Carry traders borrow in currencies that have low interest rates attached to them, such as Euros for instance, and then sell the borrowed currency to buy Australian Dollars. The trade wins when interest received from the Australian Dollars bought is more than the interest paid for the Euros borrowed.

Australia’s currency is a popular one among carry traders given Australia's high interest rates relative to those of the rest of the world.
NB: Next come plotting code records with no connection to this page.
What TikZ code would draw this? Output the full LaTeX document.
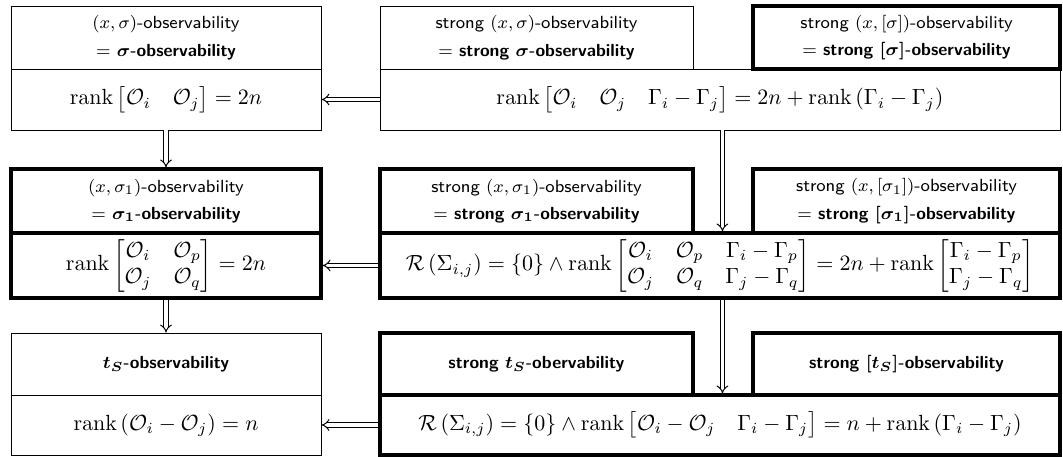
\documentclass[tikz,border=0pt]{standalone}
\usepackage{amsmath}
\usepackage{amssymb}
\usepackage{tikz}
\usetikzlibrary{arrows.meta, calc}

\begin{document}
\begin{tikzpicture}[
  ttl/.style={draw, line width=0.45pt, fill=white, align=center, inner sep=0pt,
              font=\footnotesize\sffamily},
  cnd/.style={draw, line width=0.45pt, fill=white, align=center, inner sep=0pt},
  strongbox/.style={line width=1.4pt},
  leftcol/.style={minimum width=4.96cm},
  midcol/.style={minimum width=5.008cm},
  rightcol/.style={minimum width=4.912cm},
  widecol/.style={minimum width=10.88cm},
  impl/.style={double, double distance=1.4pt, line width=0.45pt, -{Implies}}
]
  \useasboundingbox (0,0) rectangle (17.008,-7.312);

  % first row: sigma
  \node[ttl, leftcol, minimum height=1.008cm] (t1L) at (2.656,-0.6)
    {$(x,\sigma)$-observability\\[3pt]$=$ \textbf{\boldmath$\sigma$-observability}};
  \node[cnd, leftcol, minimum height=0.976cm] (c1L) at (2.656,-1.592)
    {$\operatorname{rank}\begin{bmatrix}\mathcal{O}_i & \mathcal{O}_j\end{bmatrix} = 2n$};
  \node[ttl, midcol, minimum height=1.008cm] (t1M) at (8.584,-0.6)
    {strong $(x,\sigma)$-observability\\[3pt]$=$ \textbf{\boldmath strong $\sigma$-observability}};
  \node[cnd, widecol, minimum height=0.976cm] (c1R) at (11.52,-1.592)
    {$\operatorname{rank}\begin{bmatrix}\mathcal{O}_i & \mathcal{O}_j & \Gamma_i-\Gamma_j\end{bmatrix}
      = 2n + \operatorname{rank}\left(\Gamma_i-\Gamma_j\right)$};
  \node[ttl, strongbox, rightcol, minimum height=1.008cm] (t1R) at (14.504,-0.6)
    {strong $(x,[\sigma])$-observability\\[3pt]$=$ \textbf{\boldmath strong $[\sigma]$-observability}};

  % second row: sigma_1
  \node[ttl, strongbox, leftcol, minimum height=1.024cm] (t2L) at (2.656,-3.216)
    {$(x,\sigma_1)$-observability\\[3pt]$=$ \textbf{\boldmath$\sigma_1$-observability}};
  \node[cnd, strongbox, leftcol, minimum height=1.04cm] (c2L) at (2.656,-4.248)
    {$\operatorname{rank}\begin{bmatrix}\mathcal{O}_i & \mathcal{O}_p\\ \mathcal{O}_j & \mathcal{O}_q\end{bmatrix} = 2n$};
  \node[ttl, strongbox, midcol, minimum height=1.024cm] (t2M) at (8.584,-3.216)
    {strong $(x,\sigma_1)$-observability\\[3pt]$=$ \textbf{\boldmath strong $\sigma_1$-observability}};
  \node[ttl, strongbox, rightcol, minimum height=1.024cm] (t2R) at (14.504,-3.216)
    {strong $(x,[\sigma_1])$-observability\\[3pt]$=$ \textbf{\boldmath strong $[\sigma_1]$-observability}};
  \node[cnd, strongbox, widecol, minimum height=1.04cm] (c2R) at (11.52,-4.248)
    {$\mathcal{R}\left(\Sigma_{i,j}\right) = \{0\} \wedge \operatorname{rank}
      \begin{bmatrix}\mathcal{O}_i & \mathcal{O}_p & \Gamma_i-\Gamma_p\\ \mathcal{O}_j & \mathcal{O}_q & \Gamma_j-\Gamma_q\end{bmatrix}
      = 2n + \operatorname{rank}\begin{bmatrix}\Gamma_i-\Gamma_p\\ \Gamma_j-\Gamma_q\end{bmatrix}$};

  % third row: t_S
  \node[ttl, leftcol, minimum height=0.992cm] (t3L) at (2.656,-5.824)
    {\textbf{\boldmath$t_S$-observability}};
  \node[cnd, leftcol, minimum height=0.96cm] (c3L) at (2.656,-6.8)
    {$\operatorname{rank}\left(\mathcal{O}_i-\mathcal{O}_j\right) = n$};
  \node[ttl, strongbox, midcol, minimum height=0.992cm] (t3M) at (8.584,-5.824)
    {\textbf{\boldmath strong $t_S$-obervability}};
  \node[ttl, strongbox, rightcol, minimum height=0.992cm] (t3R) at (14.504,-5.824)
    {\textbf{\boldmath strong $[t_S]$-observability}};
  \node[cnd, strongbox, widecol, minimum height=0.96cm] (c3R) at (11.52,-6.8)
    {$\mathcal{R}\left(\Sigma_{i,j}\right) = \{0\} \wedge \operatorname{rank}
      \begin{bmatrix}\mathcal{O}_i-\mathcal{O}_j & \Gamma_i-\Gamma_j\end{bmatrix}
      = n + \operatorname{rank}\left(\Gamma_i-\Gamma_j\right)$};

  % implications
  \coordinate (gap) at ($(t1M.east)!0.5!(t1R.west)$);
  \draw[impl] (c1R) -- (c1L);
  \draw[impl] (c2R) -- (c2L);
  \draw[impl] (c3R) -- (c3L);
  \draw[impl] (c1L) -- (t2L);
  \draw[impl] (c2L) -- (t3L);
  \draw[impl] (c1R.south -| gap) -- (c2R.north -| gap);
  \draw[impl] (c2R.south -| gap) -- (c3R.north -| gap);
\end{tikzpicture}
\end{document}
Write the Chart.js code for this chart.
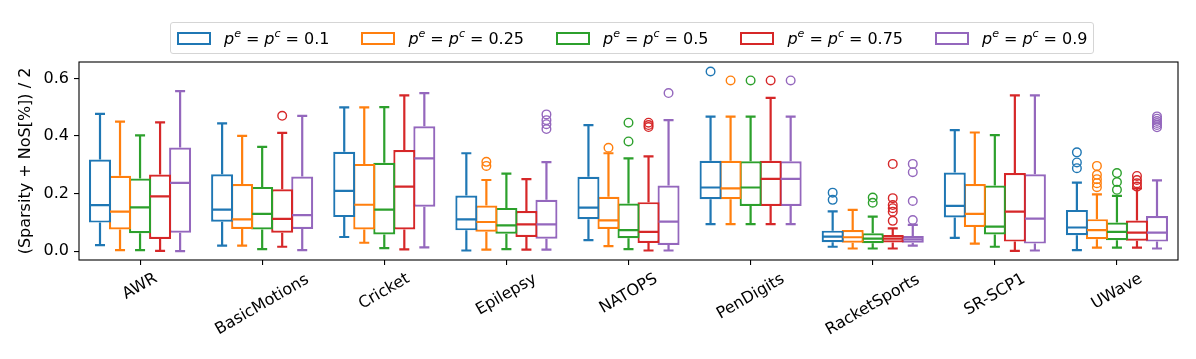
<!DOCTYPE html>
<html>
<head>
<meta charset="utf-8">
<script src="https://cdn.jsdelivr.net/npm/chart.js@4.4.1/dist/chart.umd.min.js"></script>
<style>
html,body{margin:0;padding:0;background:#fff;}
#wrap{position:relative;width:1196px;height:359px;overflow:hidden;}
#legend{position:absolute;left:170px;top:22px;box-sizing:border-box;height:32px;border:1px solid #d5d5d5;border-radius:3px;display:flex;align-items:center;padding:0 6px 0 6px;font-family:"DejaVu Sans";font-size:16px;color:#000;background:rgba(255,255,255,0.85);white-space:nowrap;}
.item{display:flex;align-items:center;margin-right:32px;}
.item:last-child{margin-right:0;}
.patch{width:30px;height:9px;border:2px solid;margin-right:13px;background:#fff;}
.lab i{font-style:italic;}
.lab sup{font-size:11px;font-style:italic;vertical-align:7px;line-height:0;}
.lab .eq{margin:0 5px;}
</style>
</head>
<body>
<div id="wrap">
<canvas id="c" width="1196" height="359"></canvas>
<div id="legend"></div>
</div>
<script>
const categories = ['AWR','BasicMotions','Cricket','Epilepsy','NATOPS','PenDigits','RacketSports','SR-SCP1','UWave'];
const seriesNames = ['0.1','0.25','0.5','0.75','0.9'];
const seriesColors = ['#1f77b4','#ff7f0e','#2ca02c','#d62728','#9467bd'];
const yTicks = [0.0, 0.2, 0.4, 0.6];

// rows: series (0.1, 0.25, 0.5, 0.75, 0.9); columns: categories
const whiskerLow = [
  [0.021, 0.019, 0.049, 0.002, 0.038, 0.094, 0.015, 0.046, 0.003],
  [0.003, 0.019, 0.029, 0.005, 0.017, 0.094, 0.009, 0.026, 0.012],
  [0.003, 0.007, 0.010, 0.007, 0.007, 0.094, 0.009, 0.015, 0.012],
  [0.001, 0.015, 0.006, 0.005, 0.002, 0.094, 0.009, 0.001, 0.012],
  [0.000, 0.003, 0.013, 0.005, 0.002, 0.094, 0.019, 0.002, 0.009]
];
const q1 = [
  [0.099, 0.102, 0.118, 0.072, 0.111, 0.180, 0.031, 0.117, 0.055],
  [0.075, 0.077, 0.075, 0.067, 0.077, 0.180, 0.029, 0.084, 0.041],
  [0.062, 0.075, 0.058, 0.060, 0.045, 0.157, 0.027, 0.058, 0.038],
  [0.042, 0.064, 0.075, 0.049, 0.028, 0.157, 0.030, 0.033, 0.036],
  [0.064, 0.077, 0.154, 0.043, 0.021, 0.157, 0.029, 0.026, 0.033]
];
const median = [
  [0.160, 0.144, 0.209, 0.110, 0.151, 0.221, 0.050, 0.157, 0.082],
  [0.137, 0.110, 0.161, 0.101, 0.107, 0.218, 0.048, 0.129, 0.073],
  [0.152, 0.129, 0.144, 0.089, 0.073, 0.221, 0.043, 0.085, 0.067],
  [0.190, 0.112, 0.224, 0.093, 0.067, 0.251, 0.043, 0.137, 0.064],
  [0.237, 0.125, 0.322, 0.093, 0.102, 0.251, 0.041, 0.113, 0.064]
];
const q3 = [
  [0.318, 0.267, 0.345, 0.193, 0.258, 0.314, 0.071, 0.273, 0.143],
  [0.262, 0.233, 0.303, 0.158, 0.189, 0.314, 0.073, 0.233, 0.111],
  [0.252, 0.223, 0.307, 0.150, 0.165, 0.312, 0.062, 0.228, 0.099],
  [0.266, 0.215, 0.351, 0.139, 0.170, 0.314, 0.056, 0.271, 0.106],
  [0.360, 0.259, 0.434, 0.178, 0.228, 0.312, 0.052, 0.267, 0.122]
];
const whiskerHigh = [
  [0.477, 0.444, 0.499, 0.340, 0.438, 0.467, 0.138, 0.420, 0.238],
  [0.450, 0.400, 0.499, 0.247, 0.340, 0.467, 0.143, 0.412, 0.197],
  [0.402, 0.362, 0.500, 0.269, 0.322, 0.467, 0.120, 0.403, 0.192],
  [0.447, 0.411, 0.541, 0.250, 0.329, 0.532, 0.079, 0.541, 0.218],
  [0.556, 0.470, 0.549, 0.309, 0.455, 0.467, 0.091, 0.541, 0.246]
];
const fliers = [
  [[], [], [], [], [], [0.624], [0.203, 0.178], [], [0.343, 0.308, 0.288]],
  [[], [], [], [0.310, 0.296], [0.359], [0.593], [], [], [0.296, 0.265, 0.250, 0.236, 0.222]],
  [[], [], [], [], [0.446, 0.381], [0.593], [0.186, 0.168], [], [0.271, 0.240, 0.213]],
  [[], [0.470], [], [], [0.446, 0.438, 0.431], [0.593], [0.303, 0.184, 0.160, 0.149, 0.137, 0.105], [], [0.261, 0.247, 0.236, 0.224]],
  [[], [], [], [0.475, 0.455, 0.441, 0.424], [0.549], [0.593], [0.303, 0.274, 0.174, 0.108], [], [0.468, 0.460, 0.452, 0.445, 0.438, 0.430]]
];
const yTitle = '(Sparsity + NoS[%]) / 2';

// HTML legend
const legendEl = document.getElementById('legend');
seriesNames.forEach((s, i) => {
  const it = document.createElement('div');
  it.className = 'item';
  it.innerHTML = '<div class="patch" style="border-color:' + seriesColors[i] + '"></div>' +
    '<span class="lab"><i>p</i><sup>e</sup><span class="eq">=</span><i>p</i><sup>c</sup><span class="eq">=</span>' + s + '</span>';
  legendEl.appendChild(it);
});

const FONT = 'DejaVu Sans';
const LW = 2.2;

const boxParts = {
  id: 'boxParts',
  afterDatasetsDraw(chart) {
    const ctx = chart.ctx;
    const ys = chart.scales.y;
    chart.data.datasets.forEach((ds, i) => {
      const meta = chart.getDatasetMeta(i);
      meta.data.forEach((bar, j) => {
        const cx = bar.x;
        const half = bar.width / 2 - 1;
        const cap = half / 2;
        const yLo = ys.getPixelForValue(whiskerLow[i][j]);
        const yQ1 = ys.getPixelForValue(q1[i][j]);
        const yMed = ys.getPixelForValue(median[i][j]);
        const yQ3 = ys.getPixelForValue(q3[i][j]);
        const yHi = ys.getPixelForValue(whiskerHigh[i][j]);
        ctx.save();
        ctx.strokeStyle = seriesColors[i];
        ctx.lineWidth = LW;
        ctx.lineCap = 'butt';
        ctx.beginPath();
        ctx.moveTo(cx, yQ1); ctx.lineTo(cx, yLo);
        ctx.moveTo(cx, yQ3); ctx.lineTo(cx, yHi);
        ctx.moveTo(cx - cap, yLo); ctx.lineTo(cx + cap, yLo);
        ctx.moveTo(cx - cap, yHi); ctx.lineTo(cx + cap, yHi);
        ctx.moveTo(cx - half, yMed); ctx.lineTo(cx + half, yMed);
        ctx.stroke();
        ctx.lineWidth = 1.4;
        fliers[i][j].forEach(v => {
          const py = ys.getPixelForValue(v);
          ctx.beginPath();
          ctx.arc(cx, py, 4.3, 0, Math.PI * 2);
          ctx.stroke();
        });
        ctx.restore();
      });
    });
  },
  afterDraw(chart) {
    const ctx = chart.ctx;
    const a = chart.chartArea;
    ctx.save();
    ctx.strokeStyle = '#000';
    ctx.lineWidth = 1.1;
    ctx.strokeRect(a.left, a.top, a.right - a.left, a.bottom - a.top);
    // rotated, centred category labels
    const xs = chart.scales.x;
    ctx.font = '16px "' + FONT + '"';
    ctx.fillStyle = '#000';
    ctx.textAlign = 'center';
    ctx.textBaseline = 'middle';
    categories.forEach((c, i) => {
      const x = xs.getPixelForTick(i);
      const w = ctx.measureText(c).width;
      const yc = a.bottom + 16.5 + 0.27 * w;
      ctx.save();
      ctx.translate(x, yc);
      ctx.rotate(-Math.PI / 6);
      ctx.fillText(c, 0, 0);
      ctx.restore();
    });
    ctx.restore();
  }
};

const datasets = seriesNames.map((s, i) => ({
  label: 'pᵉ = pᶜ = ' + s,
  data: categories.map((c, j) => [q1[i][j], q3[i][j]]),
  borderColor: seriesColors[i],
  backgroundColor: '#ffffff',
  borderWidth: LW,
  borderSkipped: false,
  categoryPercentage: 0.82,
  barPercentage: 1.1
}));

new Chart(document.getElementById('c'), {
  type: 'bar',
  data: { labels: categories, datasets },
  options: {
    responsive: false,
    animation: false,
    devicePixelRatio: 1,
    layout: { padding: { top: 62, right: 18, left: 0, bottom: 0 } },
    plugins: { legend: { display: false }, tooltip: { enabled: false } },
    scales: {
      x: {
        type: 'category',
        offset: true,
        grid: { display: true, offset: false, drawOnChartArea: false, drawTicks: true, tickLength: 5, color: '#000', lineWidth: 1.1 },
        border: { display: false },
        ticks: { display: false },
        afterFit(s) { s.height = 99; }
      },
      y: {
        min: -0.031,
        max: 0.657,
        afterBuildTicks(s) { s.ticks = yTicks.map(v => ({ value: v })); },
        ticks: { callback: v => Number(v).toFixed(1), font: { size: 16, family: FONT }, color: '#000', padding: 5 },
        grid: { display: true, drawOnChartArea: false, drawTicks: true, tickLength: 5, color: '#000', lineWidth: 1.1 },
        border: { display: false },
        title: { display: true, text: yTitle, font: { size: 16, family: FONT }, color: '#000', padding: { top: 16, bottom: 0 } },
        afterFit(s) { s.width = 79; }
      }
    }
  },
  plugins: [boxParts]
});
</script>
</body>
</html>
However, when markets turn volatile - as has been the case over the past week - the reliability and potential profitability of the carry trade is put into question.

Furthermore, there are concerns as to what financial market volatility might mean for the Reserve Bank of Australia's policy on interest rates; recall the Australian Dollar does tend to outperform as expectations for higher interest rates increase.

“Market pricing for the RBA to lift its cash rate from 1.5% by Dec 2018 started to fade in late January on the soft Q4 inflation data and continued last week amid the equity gyrations, down to a 60% chance,” says Westpac’s Callow.

“Westpac is sticking to its long-held view of no change in 2018, with some other forecasters now joining us.”

As if continued stock market volatility were not enough of a blight for the Aussie Dollar to contend with in the months ahead, the currency could also see itself pushed onto the back foot from by the evolution of global monetary policy too.

With the Federal Reserve, Bank of Canada and Bank of England all in the midst of interest rate hiking cycles and the Reserve Bank of Australia expected to stand still for at least the next few quarters, the interest rate premium traditionally offered to investors holding Aussie assets is in danger of shrinking.

This will have important implications for currency valuation models and could undermine the carry trade later in the year, which is an important source of support for the Australian Dollar.

Westpac forecast that the Aussie Dollar will fall against the US Dollar over both a one week and three month horizon. Although the outlook for the Sterling-Aussie exchange rate is more benign, with the pair expected to move sideways over a one week and three month horizon.